'''
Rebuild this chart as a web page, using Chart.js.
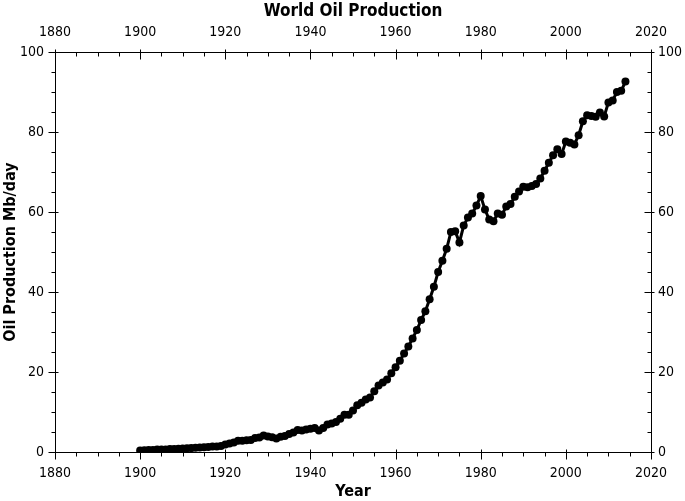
<!DOCTYPE html>
<html>
<head>
<meta charset="utf-8">
<script src="https://cdn.jsdelivr.net/npm/chart.js@4.4.1/dist/chart.umd.min.js"></script>
<style>
  html, body { margin: 0; padding: 0; background: #fff; }
  #wrap { width: 685px; height: 501px; }
</style>
</head>
<body>
<div id="wrap"><canvas id="oilChart" width="685" height="501"></canvas></div>
<script>
// years of the series
const years = [
    1900, 1901, 1902, 1903, 1904, 1905, 1906, 1907, 1908, 1909,
    1910, 1911, 1912, 1913, 1914, 1915, 1916, 1917, 1918, 1919,
    1920, 1921, 1922, 1923, 1924, 1925, 1926, 1927, 1928, 1929,
    1930, 1931, 1932, 1933, 1934, 1935, 1936, 1937, 1938, 1939,
    1940, 1941, 1942, 1943, 1944, 1945, 1946, 1947, 1948, 1949,
    1950, 1951, 1952, 1953, 1954, 1955, 1956, 1957, 1958, 1959,
    1960, 1961, 1962, 1963, 1964, 1965, 1966, 1967, 1968, 1969,
    1970, 1971, 1972, 1973, 1974, 1975, 1976, 1977, 1978, 1979,
    1980, 1981, 1982, 1983, 1984, 1985, 1986, 1987, 1988, 1989,
    1990, 1991, 1992, 1993, 1994, 1995, 1996, 1997, 1998, 1999,
    2000, 2001, 2002, 2003, 2004, 2005, 2006, 2007, 2008, 2009,
    2010, 2011, 2012, 2013, 2014
];

// oil production, Mb/day
const production = [
    0.4, 0.45, 0.5, 0.53, 0.6, 0.6, 0.6, 0.72, 0.78, 0.82,
    0.9, 0.94, 0.97, 1.05, 1.1, 1.18, 1.25, 1.38, 1.4, 1.52,
    1.9, 2.1, 2.4, 2.8, 2.8, 2.95, 3.0, 3.5, 3.6, 4.1,
    3.85, 3.7, 3.4, 3.8, 4.0, 4.5, 4.9, 5.5, 5.4, 5.6,
    5.8, 6.0, 5.4, 6.0, 6.9, 7.1, 7.5, 8.3, 9.3, 9.3,
    10.4, 11.7, 12.3, 13.1, 13.6, 15.2, 16.6, 17.4, 18.1, 19.7,
    21.2, 22.8, 24.6, 26.4, 28.4, 30.5, 33.0, 35.2, 38.2, 41.3,
    45.0, 47.8, 50.8, 55.0, 55.2, 52.4, 56.6, 58.6, 59.6, 61.6,
    64.0, 60.6, 58.1, 57.7, 59.6, 59.3, 61.4, 62.0, 63.8, 65.1,
    66.3, 66.2, 66.5, 67.0, 68.4, 70.3, 72.3, 74.2, 75.7, 74.5,
    77.6, 77.3, 76.9, 79.2, 82.7, 84.2, 84.0, 83.8, 84.9, 83.9,
    87.4, 87.9, 90.0, 90.3, 92.6
];

// axis ranges
const xRange = [1880, 2020];
const yRange = [0, 100];
const majorStep = 20;
const minorStep = 5;

const FONT = '"DejaVu Sans Condensed", "DejaVu Sans", sans-serif';

// tick marks: long ones every 20, short ones every 5
const tickMarks = {
    id: 'tickMarks',
    afterDraw(chart) {
        const ctx = chart.ctx;
        ctx.save();
        ctx.strokeStyle = '#000';
        ctx.lineWidth = 1;
        ['x', 'x2', 'y', 'y2'].forEach(id => {
            const s = chart.scales[id];
            for (let v = s.min; v <= s.max; v += minorStep) {
                const major = v % majorStep === 0;
                const p = Math.round(s.getPixelForValue(v)) + 0.5;
                ctx.beginPath();
                if (s.isHorizontal()) {
                    const y0 = Math.round(id === 'x' ? s.top : s.bottom) + 0.5;
                    ctx.moveTo(p, y0 - (major ? 3 : 0));
                    ctx.lineTo(p, y0 + (major ? 7 : 4));
                } else {
                    const x0 = Math.round(id === 'y' ? s.right : s.left) + 0.5;
                    ctx.moveTo(x0 - (major ? 7 : 4), p);
                    ctx.lineTo(x0 + (major ? 3 : 0), p);
                }
                ctx.stroke();
            }
        });
        ctx.restore();
    }
};

function axis(position, size, pad, title) {
    const horizontal = position === 'top' || position === 'bottom';
    const range = horizontal ? xRange : yRange;
    return {
        type: 'linear',
        position: position,
        min: range[0],
        max: range[1],
        afterFit: s => { if (horizontal) s.height = size; else s.width = size; },
        grid: { display: true, drawOnChartArea: false, drawTicks: false },
        border: { display: true, color: '#000', width: 1 },
        ticks: {
            stepSize: majorStep,
            padding: pad,
            color: '#000',
            font: { family: FONT, size: 14 },
            callback: v => String(v)
        },
        title: title || { display: false }
    };
}

new Chart(document.getElementById('oilChart').getContext('2d'), {
    type: 'line',
    data: {
        datasets: [{
            label: 'World Oil Production',
            data: years.map((yr, i) => ({ x: yr, y: production[i] })),
            borderColor: '#000',
            backgroundColor: '#000',
            borderWidth: 3,
            pointRadius: 4,
            pointBackgroundColor: '#000',
            pointBorderWidth: 0,
            tension: 0,
            xAxisID: 'x',
            yAxisID: 'y'
        }]
    },
    options: {
        responsive: false,
        animation: false,
        layout: { padding: 0 },
        plugins: {
            legend: { display: false },
            tooltip: { enabled: false }
        },
        scales: {
            x: axis('bottom', 49, 13, {
                display: true, text: 'Year', color: '#000',
                font: { family: FONT, size: 16, weight: 'bold' },
                padding: { top: 0, bottom: 0 }
            }),
            x2: axis('top', 52, 11, {
                display: true, text: 'World Oil Production', color: '#000',
                font: { family: FONT, size: 17, weight: 'bold' },
                padding: { top: 1, bottom: 0 }
            }),
            y: axis('left', 55, 11, {
                display: true, text: 'Oil Production Mb/day', color: '#000',
                font: { family: FONT, size: 16, weight: 'bold' },
                padding: { top: 1, bottom: 0 }
            }),
            y2: axis('right', 34, 7)
        }
    },
    plugins: [tickMarks]
});
</script>
</body>
</html>
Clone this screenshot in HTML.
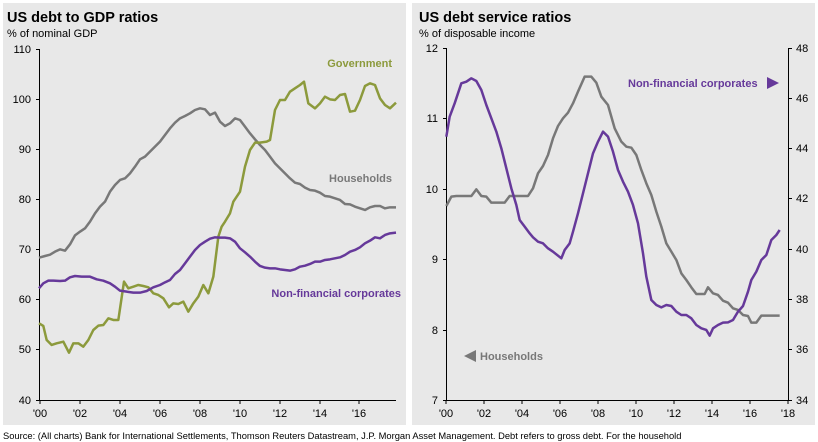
<!DOCTYPE html><html><head><style>body{margin:0;background:#fff;width:818px;height:442px;overflow:hidden}svg{display:block}</style></head><body>
<svg width="818" height="442" font-family="Liberation Sans, sans-serif">
<rect x="3" y="3" width="403" height="422" fill="#e8e8e8"/>
<rect x="412" y="3" width="403" height="422" fill="#e8e8e8"/>
<text x="7" y="22" font-size="14.5" font-weight="bold">US debt to GDP ratios</text>
<text x="7" y="37" font-size="11">% of nominal GDP</text>
<text x="419" y="22" font-size="14.5" font-weight="bold">US debt service ratios</text>
<text x="419" y="37" font-size="11">% of disposable income</text>
<text x="3" y="439" font-size="9.35">Source: (All charts) Bank for International Settlements, Thomson Reuters Datastream, J.P. Morgan Asset Management. Debt refers to gross debt. For the household</text>
<g stroke="#000" stroke-width="1" fill="none">
<path d="M39.5 49V400.5H396"/>
<path d="M36 49.5h4M36 99.5h4M36 149.5h4M36 199.5h4M36 249.5h4M36 299.5h4M36 349.5h4M36 400.5h4"/>
<path d="M40 400v4M80 400v4M120 400v4M160 400v4M200 400v4M240 400v4M280 400v4M320 400v4M359 400v4"/>
<path d="M446.5 48V400.5H788.5V48"/>
<path d="M443 48.5h4M443 118.5h4M443 189.5h4M443 259.5h4M443 330.5h4M443 400.5h4"/>
<path d="M788 48.5h4M788 98.5h4M788 148.5h4M788 198.5h4M788 249.5h4M788 299.5h4M788 349.5h4M788 400.5h4"/>
<path d="M446 400v4M484 400v4M522 400v4M560 400v4M598 400v4M636 400v4M674 400v4M712 400v4M750 400v4M788 400v4"/>
</g>
<g font-size="11" text-anchor="end">
<text x="31" y="53">110</text><text x="31" y="103">100</text><text x="31" y="153">90</text><text x="31" y="203">80</text><text x="31" y="253">70</text><text x="31" y="303">60</text><text x="31" y="353">50</text><text x="31" y="404">40</text>
<text x="438" y="52">12</text><text x="438" y="122">11</text><text x="438" y="193">10</text><text x="438" y="263">9</text><text x="438" y="334">8</text><text x="438" y="404">7</text>
</g>
<g font-size="11">
<text x="796" y="52">48</text><text x="796" y="102">46</text><text x="796" y="152">44</text><text x="796" y="202">42</text><text x="796" y="253">40</text><text x="796" y="303">38</text><text x="796" y="353">36</text><text x="796" y="404">34</text>
</g>
<g font-size="11" text-anchor="middle">
<text x="40" y="417">'00</text><text x="80" y="417">'02</text><text x="120" y="417">'04</text><text x="160" y="417">'06</text><text x="200" y="417">'08</text><text x="240" y="417">'10</text><text x="280" y="417">'12</text><text x="320" y="417">'14</text><text x="359" y="417">'16</text>
<text x="446" y="417">'00</text><text x="484" y="417">'02</text><text x="522" y="417">'04</text><text x="560" y="417">'06</text><text x="598" y="417">'08</text><text x="636" y="417">'10</text><text x="674" y="417">'12</text><text x="712" y="417">'14</text><text x="750" y="417">'16</text><text x="788" y="417">'18</text>
</g>
<g fill="none" stroke-width="2.5" stroke-linejoin="round">
<g transform="scale(0.33333)">
<polyline vector-effect="non-scaling-stroke" stroke="#787878" points="117,773 135,768 150,764 165,755 180,748 195,752 210,733 225,706 240,695 255,685 270,665 285,640 300,620 315,605 330,575 345,555 360,540 375,535 390,520 405,500 420,478 435,470 450,455 465,440 480,425 495,405 510,385 525,368 540,355 555,348 570,340 585,330 600,325 615,328 630,345 645,338 660,365 675,378 690,370 705,355 720,360 735,380 750,400 765,418 780,435 795,450 810,470 825,490 840,505 855,520 870,535 885,548 900,552 915,563 930,570 945,572 960,578 975,588 990,590 1005,595 1020,600 1035,612 1050,613 1065,620 1080,625 1095,630 1110,622 1125,618 1140,618 1155,625 1170,622 1188,622"/>
<polyline vector-effect="non-scaling-stroke" stroke="#8c9a3c" points="117,970 130,978 140,1020 155,1035 170,1030 190,1025 207,1058 220,1030 235,1030 250,1040 265,1020 280,990 295,977 310,975 325,955 340,960 355,960 372,845 385,865 400,860 415,855 430,858 445,862 460,880 475,885 490,895 507,922 520,910 535,912 550,905 565,935 580,910 595,890 610,855 625,880 640,830 655,710 665,680 675,665 690,640 700,605 710,590 720,575 735,500 750,450 765,428 780,428 800,425 810,420 825,330 840,300 855,300 870,275 885,265 900,255 912,245 925,310 945,325 960,310 975,290 990,298 1005,300 1020,285 1035,282 1050,335 1065,332 1080,300 1095,258 1110,250 1125,255 1140,295 1155,315 1170,325 1188,308"/>
<polyline vector-effect="non-scaling-stroke" stroke="#66399a" points="117,865 130,850 145,842 160,842 180,843 195,842 210,832 225,828 245,830 270,830 290,838 310,842 330,850 345,860 360,872 380,875 400,878 420,878 440,873 460,862 480,855 495,847 510,840 525,822 540,810 555,790 570,770 585,750 600,735 615,725 630,716 645,712 660,713 675,713 690,715 705,725 720,745 735,757 750,770 765,785 780,798 795,803 810,805 825,805 840,808 855,810 870,812 885,808 900,800 915,797 930,792 945,785 960,785 975,780 990,778 1005,775 1020,772 1035,765 1050,755 1065,750 1080,742 1095,730 1110,722 1125,712 1140,715 1155,705 1170,700 1188,698"/>
</g>
<g transform="translate(408,0) scale(0.33333)">
<polyline vector-effect="non-scaling-stroke" stroke="#787878" points="115,618 130,590 145,588 190,588 205,568 220,588 235,590 250,608 290,608 305,588 360,588 375,565 390,520 405,498 420,465 435,415 450,378 465,355 480,338 495,310 510,275 530,230 550,230 565,248 580,290 600,315 620,385 640,425 655,440 670,443 685,465 700,510 715,550 730,585 745,635 760,680 775,730 790,755 805,780 820,820 835,840 850,862 865,882 890,882 900,862 915,880 930,885 945,902 960,908 975,925 990,930 1005,945 1020,948 1030,968 1045,968 1060,947 1115,947"/>
<polyline vector-effect="non-scaling-stroke" stroke="#66399a" points="115,410 125,350 140,310 160,250 175,245 190,235 205,243 220,270 235,315 250,355 265,395 280,445 295,505 310,565 325,615 335,660 350,680 365,700 375,712 390,725 405,730 420,745 435,755 460,775 470,750 485,730 495,695 510,640 525,580 540,520 555,460 570,425 585,395 600,410 615,455 630,510 645,545 660,575 675,615 690,670 705,760 715,830 730,900 745,915 760,922 775,915 790,918 805,935 820,945 835,945 850,955 865,975 880,985 895,990 905,1007 915,985 930,975 945,968 960,967 975,960 990,935 1005,918 1020,875 1030,840 1045,815 1060,780 1075,765 1090,720 1105,705 1115,690"/>
</g>
</g>
<g font-size="11" font-weight="bold">
<text x="392" y="67" text-anchor="end" fill="#8c9a3c">Government</text>
<text x="392" y="182" text-anchor="end" fill="#787878">Households</text>
<text x="401" y="297" text-anchor="end" fill="#66399a">Non-financial corporates</text>
<text x="628" y="87" fill="#66399a">Non-financial corporates</text>
<text x="480" y="360" fill="#787878">Households</text>
</g>
<polygon points="767,77 779,83 767,89" fill="#66399a"/>
<polygon points="476,350 464,356 476,362" fill="#787878"/>
</svg>
</body></html>
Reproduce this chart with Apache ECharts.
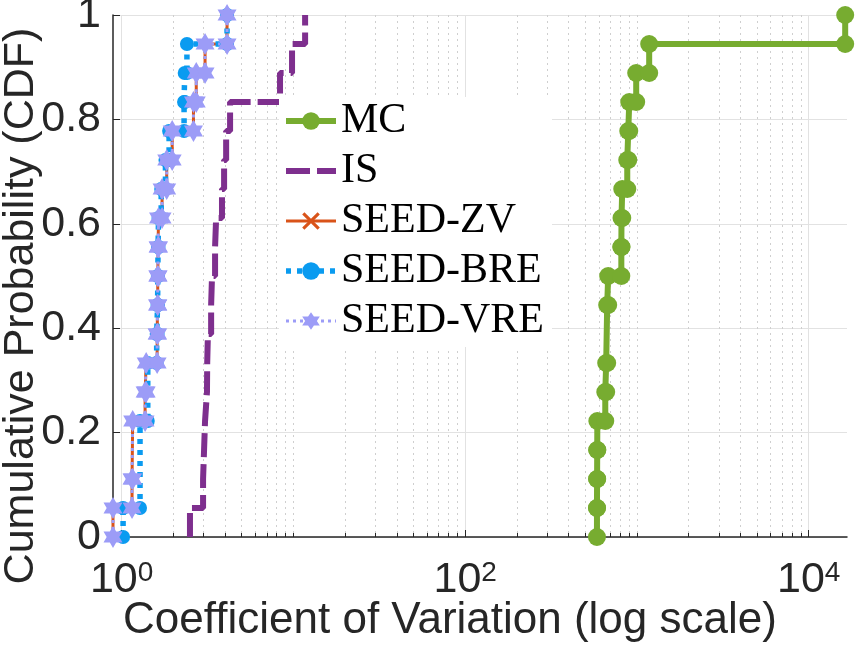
<!DOCTYPE html>
<html>
<head>
<meta charset="utf-8">
<script src="https://cdn.jsdelivr.net/npm/echarts@6/dist/echarts.min.js"></script>
<style>
html, body { margin: 0; padding: 0; background: #fff; }
#chart { width: 855px; height: 653px; }
</style>
</head>
<body>
<div id="chart"></div>
<script>
// coefficient of variation of each of the 18 runs, sorted
var mcVals  = [585, 586, 587, 588, 654, 662, 671, 671, 680, 811, 813, 821, 878, 890, 902, 990, 1178, 16300];
var isVals  = [2.50, 2.98, 3.02, 3.06, 3.14, 3.15, 3.18, 3.32, 3.36, 3.50, 3.55, 3.84, 3.95, 4.06, 4.28, 8.36, 9.82, 11.7];
var zvVals  = [0.891, 1.15, 1.16, 1.16, 1.37, 1.39, 1.61, 1.62, 1.625, 1.63, 1.64, 1.72, 1.83, 1.97, 2.62, 2.72, 3.06, 4.11];
var breVals = [1.02, 1.28, 1.28, 1.28, 1.42, 1.42, 1.60, 1.62, 1.625, 1.63, 1.64, 1.70, 1.80, 1.89, 2.31, 2.33, 2.40, 4.11];
var vreVals = [0.891, 1.15, 1.16, 1.16, 1.37, 1.39, 1.61, 1.62, 1.625, 1.63, 1.64, 1.72, 1.83, 1.97, 2.62, 2.72, 3.06, 4.11];

var names = ['MC', 'IS', 'SEED-ZV', 'SEED-BRE', 'SEED-VRE'];
var xMin = 0.891, xMax = 16700;
var majorTicks = [1, 100, 10000];
var minorTicks = [2, 3, 4, 5, 6, 7, 8, 9, 10, 20, 30, 40, 50, 60, 70, 80, 90,
                  200, 300, 400, 500, 600, 700, 800, 900, 1000,
                  2000, 3000, 4000, 5000, 6000, 7000, 8000, 9000];

// empirical cdf as corner points of the staircase
function ecdf(vals) {
    var n = vals.length, pts = [], i = 0;
    while (i < n) {
        var j = i;
        while (j + 1 < n && vals[j + 1] === vals[i]) j++;
        pts.push([vals[i], i / n]);
        pts.push([vals[i], (j + 1) / n]);
        i = j + 1;
    }
    return pts;
}

function hexagram() {
    var p = [];
    for (var k = 0; k < 12; k++) {
        var r = k % 2 === 0 ? 10 : 5.77;
        var a = Math.PI / 180 * (-90 + k * 30);
        p.push((k ? 'L' : 'M') + (r * Math.cos(a)).toFixed(2) + ' ' + (r * Math.sin(a)).toFixed(2));
    }
    return 'path://' + p.join(' ') + ' Z';
}
var xMark = 'path://M-3 -4L0 -1L3 -4L4 -3L1 0L4 3L3 4L0 1L-3 4L-4 3L-1 0L-4 -3Z';

var font = 'Liberation Sans';
var txt = '#262626';

var myChart = echarts.init(document.getElementById('chart'));
myChart.setOption({
    animation: false,
    grid: { left: 113, right: 8, top: 15, bottom: 116, containLabel: false, outerBoundsMode: 'none' },
    legend: {
        orient: 'vertical',
        left: 279,
        top: 97,
        backgroundColor: '#fff',
        padding: [2, 8, 4, 4],
        itemWidth: 50,
        itemHeight: 22,
        itemGap: 6,
        lineStyle: { width: 'inherit' },
        textStyle: { fontFamily: 'Liberation Serif', fontSize: 42, color: '#000', lineHeight: 44 },
        data: ['MC', { name: 'IS', itemStyle: { opacity: 0 } }, 'SEED-ZV', 'SEED-BRE', 'SEED-VRE']
    },
    xAxis: [{
        type: 'log',
        logBase: 10,
        min: xMin,
        max: xMax,
        name: 'Coefficient of Variation (log scale)',
        nameLocation: 'middle',
        nameGap: 62,
        nameMoveOverlap: false,
        nameTextStyle: { fontFamily: font, fontSize: 44, color: txt, padding: [0, 60, 0, 0] },
        axisLine: { show: true, onZero: false, lineStyle: { color: txt, width: 1.5 } },
        axisTick: { show: true, inside: true, length: 7, customValues: majorTicks, lineStyle: { color: txt } },
        axisLabel: {
            customValues: majorTicks,
            margin: 22,
            formatter: function (v) {
                return '{b|10}{s|' + Math.round(Math.log10(v)) + '}';
            },
            rich: {
                b: { fontFamily: font, fontSize: 43, color: txt },
                s: { fontFamily: font, fontSize: 28, color: txt, verticalAlign: 'top' }
            }
        },
        splitLine: { show: true, lineStyle: { color: '#e2e2e2', width: 1 } }
    }, {
        type: 'log',
        logBase: 10,
        min: xMin,
        max: xMax,
        position: 'bottom',
        axisLine: { show: false },
        axisTick: { show: true, inside: true, length: 4, customValues: minorTicks, lineStyle: { color: txt } },
        axisLabel: { show: false },
        splitLine: { show: true, lineStyle: { color: '#cfcfcf', width: 1, type: [2, 4] } }
    }],
    yAxis: {
        type: 'value',
        min: 0,
        max: 1,
        interval: 0.2,
        name: 'Cumulative Probability (CDF)',
        nameLocation: 'middle',
        nameGap: 70,
        nameMoveOverlap: false,
        nameTextStyle: { fontFamily: font, fontSize: 43, color: txt, padding: [0, 60, 0, 0] },
        axisLine: { show: true, lineStyle: { color: txt, width: 1.5 } },
        axisTick: { show: true, inside: true, length: 7, lineStyle: { color: txt } },
        axisLabel: { fontFamily: font, fontSize: 43, color: txt, margin: 12 },
        splitLine: { show: true, lineStyle: { color: '#e2e2e2', width: 1 } }
    },
    series: [{
        name: 'MC',
        type: 'line',
        data: ecdf(mcVals),
        color: '#77AC30',
        lineStyle: { width: 6 },
        symbol: 'circle',
        symbolSize: 18,
        showAllSymbol: true
    }, {
        name: 'IS',
        type: 'line',
        data: ecdf(isVals),
        color: '#7E2F8E',
        lineStyle: { width: 6, type: [24, 7] },
        symbol: 'none',
        showSymbol: false
    }, {
        name: 'SEED-ZV',
        type: 'line',
        data: ecdf(zvVals),
        color: '#D95319',
        lineStyle: { width: 3 },
        symbol: xMark,
        symbolSize: 9,
        showAllSymbol: true
    }, {
        name: 'SEED-BRE',
        type: 'line',
        data: ecdf(breVals),
        color: '#0A9BF0',
        lineStyle: { width: 5.5, type: [5, 6] },
        symbol: 'circle',
        symbolSize: 14,
        showAllSymbol: true
    }, {
        name: 'SEED-VRE',
        type: 'line',
        data: ecdf(vreVals),
        color: '#9C9CF7',
        lineStyle: { width: 3, type: [3, 4] },
        symbol: hexagram(),
        symbolSize: [19, 22],
        showAllSymbol: true
    }]
});
</script>
</body>
</html>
'''
Using the listing above, state the number of lines that hold "this", with no other text.

_Answer for the task_
3